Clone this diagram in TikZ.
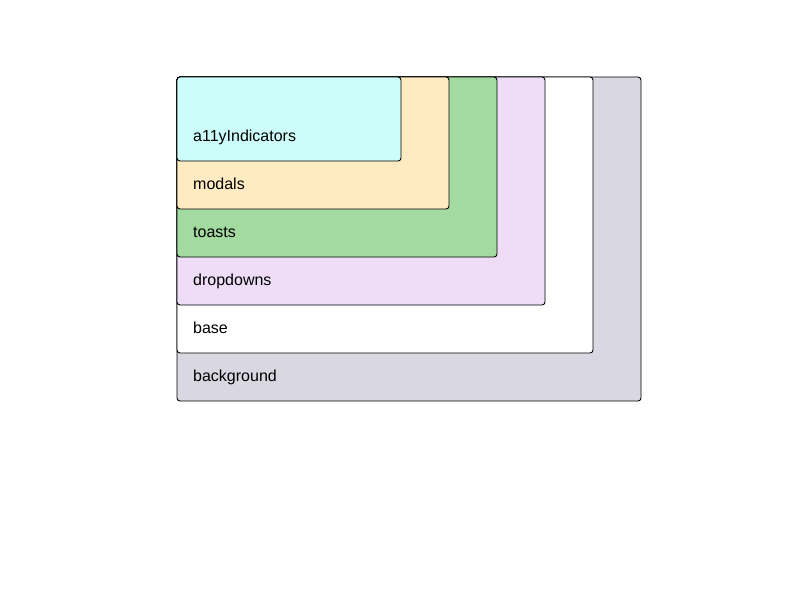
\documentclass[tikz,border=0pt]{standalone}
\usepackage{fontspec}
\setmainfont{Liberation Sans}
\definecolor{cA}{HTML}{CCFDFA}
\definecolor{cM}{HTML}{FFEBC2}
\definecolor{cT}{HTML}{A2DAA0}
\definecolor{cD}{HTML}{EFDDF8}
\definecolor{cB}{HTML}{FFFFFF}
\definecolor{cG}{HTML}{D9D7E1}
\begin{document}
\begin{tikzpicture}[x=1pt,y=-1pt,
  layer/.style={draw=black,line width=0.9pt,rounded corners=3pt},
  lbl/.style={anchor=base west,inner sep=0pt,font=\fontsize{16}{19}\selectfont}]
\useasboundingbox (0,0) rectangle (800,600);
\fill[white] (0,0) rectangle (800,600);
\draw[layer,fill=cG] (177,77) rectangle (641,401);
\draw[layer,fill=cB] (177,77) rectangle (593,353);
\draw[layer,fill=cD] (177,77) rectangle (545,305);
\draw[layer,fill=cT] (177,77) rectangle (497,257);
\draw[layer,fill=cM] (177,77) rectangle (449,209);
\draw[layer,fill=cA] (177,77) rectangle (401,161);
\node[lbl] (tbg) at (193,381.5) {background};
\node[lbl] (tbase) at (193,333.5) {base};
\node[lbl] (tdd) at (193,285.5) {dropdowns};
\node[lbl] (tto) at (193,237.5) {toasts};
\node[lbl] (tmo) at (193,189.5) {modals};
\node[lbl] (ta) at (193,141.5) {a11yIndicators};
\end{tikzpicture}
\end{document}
==
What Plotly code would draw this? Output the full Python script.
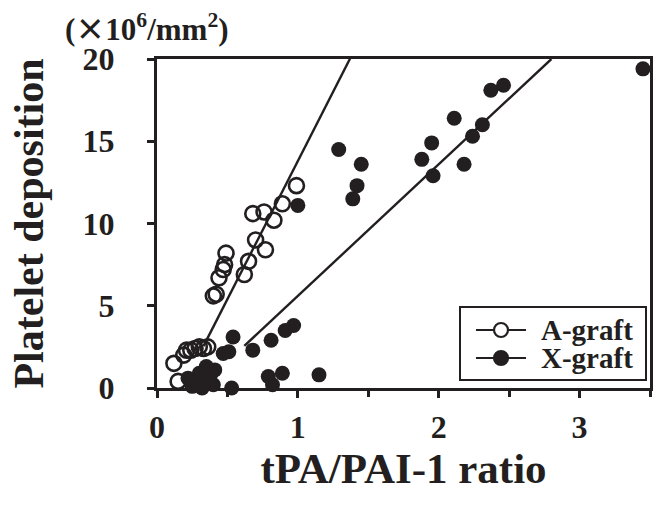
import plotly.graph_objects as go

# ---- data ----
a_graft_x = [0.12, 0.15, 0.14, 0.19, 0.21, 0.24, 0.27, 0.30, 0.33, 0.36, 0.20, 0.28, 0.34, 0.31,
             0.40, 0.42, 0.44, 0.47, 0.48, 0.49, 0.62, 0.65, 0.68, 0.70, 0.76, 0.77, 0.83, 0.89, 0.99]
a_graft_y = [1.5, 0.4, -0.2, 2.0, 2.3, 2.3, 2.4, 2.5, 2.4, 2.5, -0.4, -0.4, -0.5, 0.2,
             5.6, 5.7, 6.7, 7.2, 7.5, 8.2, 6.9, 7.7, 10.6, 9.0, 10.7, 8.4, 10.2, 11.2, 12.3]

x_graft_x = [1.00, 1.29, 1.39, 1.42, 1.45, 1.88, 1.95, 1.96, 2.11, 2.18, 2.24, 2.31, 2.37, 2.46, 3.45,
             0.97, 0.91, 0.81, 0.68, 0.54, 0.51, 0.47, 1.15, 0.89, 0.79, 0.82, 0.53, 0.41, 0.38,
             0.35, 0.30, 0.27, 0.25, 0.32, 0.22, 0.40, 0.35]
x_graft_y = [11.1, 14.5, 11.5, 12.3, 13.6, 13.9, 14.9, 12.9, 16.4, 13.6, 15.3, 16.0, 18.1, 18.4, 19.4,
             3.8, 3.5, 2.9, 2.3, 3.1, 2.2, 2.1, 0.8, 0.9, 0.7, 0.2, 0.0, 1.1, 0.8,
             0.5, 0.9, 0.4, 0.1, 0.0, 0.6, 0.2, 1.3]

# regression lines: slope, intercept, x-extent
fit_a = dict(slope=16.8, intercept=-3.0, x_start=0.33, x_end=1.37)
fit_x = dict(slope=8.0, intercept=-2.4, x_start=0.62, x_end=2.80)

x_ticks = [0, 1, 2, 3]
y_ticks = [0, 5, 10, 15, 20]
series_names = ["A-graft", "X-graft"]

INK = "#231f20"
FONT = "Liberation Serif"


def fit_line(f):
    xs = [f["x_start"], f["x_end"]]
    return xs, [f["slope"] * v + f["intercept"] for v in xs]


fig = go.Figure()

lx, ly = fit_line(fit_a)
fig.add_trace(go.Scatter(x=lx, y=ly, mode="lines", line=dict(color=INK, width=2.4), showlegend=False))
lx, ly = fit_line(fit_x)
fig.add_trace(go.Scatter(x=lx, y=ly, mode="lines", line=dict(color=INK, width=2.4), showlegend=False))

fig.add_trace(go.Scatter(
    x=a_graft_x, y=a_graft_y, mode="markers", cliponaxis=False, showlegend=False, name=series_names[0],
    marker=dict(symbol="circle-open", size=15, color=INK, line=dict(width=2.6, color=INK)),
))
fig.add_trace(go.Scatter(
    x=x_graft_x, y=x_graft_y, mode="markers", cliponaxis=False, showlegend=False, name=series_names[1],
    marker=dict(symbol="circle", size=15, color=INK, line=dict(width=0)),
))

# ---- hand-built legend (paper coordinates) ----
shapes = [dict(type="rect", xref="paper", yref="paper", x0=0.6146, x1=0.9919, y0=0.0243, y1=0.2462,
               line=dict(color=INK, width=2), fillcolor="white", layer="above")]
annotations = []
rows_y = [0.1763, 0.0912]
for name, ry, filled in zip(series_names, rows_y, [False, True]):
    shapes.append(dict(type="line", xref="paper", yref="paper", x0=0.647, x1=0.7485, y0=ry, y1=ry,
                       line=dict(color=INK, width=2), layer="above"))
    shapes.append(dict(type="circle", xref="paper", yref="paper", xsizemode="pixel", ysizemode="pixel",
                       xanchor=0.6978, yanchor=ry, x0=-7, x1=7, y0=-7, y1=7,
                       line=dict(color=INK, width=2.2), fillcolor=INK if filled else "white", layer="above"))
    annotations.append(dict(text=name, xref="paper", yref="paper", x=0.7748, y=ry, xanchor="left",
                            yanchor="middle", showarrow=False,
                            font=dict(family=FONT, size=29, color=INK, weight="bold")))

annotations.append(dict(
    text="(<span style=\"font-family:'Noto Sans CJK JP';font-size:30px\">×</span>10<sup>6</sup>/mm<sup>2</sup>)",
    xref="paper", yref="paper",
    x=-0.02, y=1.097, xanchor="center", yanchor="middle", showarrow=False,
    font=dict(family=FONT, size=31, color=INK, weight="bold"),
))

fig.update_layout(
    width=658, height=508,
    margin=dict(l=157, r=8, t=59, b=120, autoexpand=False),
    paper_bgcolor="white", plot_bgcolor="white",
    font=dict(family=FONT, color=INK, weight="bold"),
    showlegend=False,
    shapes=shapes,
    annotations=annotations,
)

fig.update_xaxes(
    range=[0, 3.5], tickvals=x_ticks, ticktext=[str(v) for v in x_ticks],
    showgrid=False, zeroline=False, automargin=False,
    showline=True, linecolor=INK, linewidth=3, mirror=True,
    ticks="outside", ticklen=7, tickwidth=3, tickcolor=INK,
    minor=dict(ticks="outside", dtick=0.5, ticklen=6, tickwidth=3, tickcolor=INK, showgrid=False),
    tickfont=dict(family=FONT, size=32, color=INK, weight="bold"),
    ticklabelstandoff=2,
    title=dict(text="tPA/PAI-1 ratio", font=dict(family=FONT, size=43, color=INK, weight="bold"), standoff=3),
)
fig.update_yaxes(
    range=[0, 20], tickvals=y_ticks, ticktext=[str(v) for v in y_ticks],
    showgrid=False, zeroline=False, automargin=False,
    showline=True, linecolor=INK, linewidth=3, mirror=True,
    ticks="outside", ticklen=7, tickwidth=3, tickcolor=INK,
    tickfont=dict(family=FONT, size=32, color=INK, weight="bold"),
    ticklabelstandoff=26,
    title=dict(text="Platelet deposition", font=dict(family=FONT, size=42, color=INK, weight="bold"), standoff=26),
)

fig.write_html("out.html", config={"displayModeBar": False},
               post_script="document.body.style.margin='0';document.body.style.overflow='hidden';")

→ **SET PROBLEM**: Print exactly the lines from the line containing "What Plotly code" through the line containing "intercept=-2.4, x_start=0.62, x_end=2.80)", and omit any picture found among them.

→ **REPLY**:
What Plotly code would draw this? Output the full Python script.
import plotly.graph_objects as go

# ---- data ----
a_graft_x = [0.12, 0.15, 0.14, 0.19, 0.21, 0.24, 0.27, 0.30, 0.33, 0.36, 0.20, 0.28, 0.34, 0.31,
             0.40, 0.42, 0.44, 0.47, 0.48, 0.49, 0.62, 0.65, 0.68, 0.70, 0.76, 0.77, 0.83, 0.89, 0.99]
a_graft_y = [1.5, 0.4, -0.2, 2.0, 2.3, 2.3, 2.4, 2.5, 2.4, 2.5, -0.4, -0.4, -0.5, 0.2,
             5.6, 5.7, 6.7, 7.2, 7.5, 8.2, 6.9, 7.7, 10.6, 9.0, 10.7, 8.4, 10.2, 11.2, 12.3]

x_graft_x = [1.00, 1.29, 1.39, 1.42, 1.45, 1.88, 1.95, 1.96, 2.11, 2.18, 2.24, 2.31, 2.37, 2.46, 3.45,
             0.97, 0.91, 0.81, 0.68, 0.54, 0.51, 0.47, 1.15, 0.89, 0.79, 0.82, 0.53, 0.41, 0.38,
             0.35, 0.30, 0.27, 0.25, 0.32, 0.22, 0.40, 0.35]
x_graft_y = [11.1, 14.5, 11.5, 12.3, 13.6, 13.9, 14.9, 12.9, 16.4, 13.6, 15.3, 16.0, 18.1, 18.4, 19.4,
             3.8, 3.5, 2.9, 2.3, 3.1, 2.2, 2.1, 0.8, 0.9, 0.7, 0.2, 0.0, 1.1, 0.8,
             0.5, 0.9, 0.4, 0.1, 0.0, 0.6, 0.2, 1.3]

# regression lines: slope, intercept, x-extent
fit_a = dict(slope=16.8, intercept=-3.0, x_start=0.33, x_end=1.37)
fit_x = dict(slope=8.0, intercept=-2.4, x_start=0.62, x_end=2.80)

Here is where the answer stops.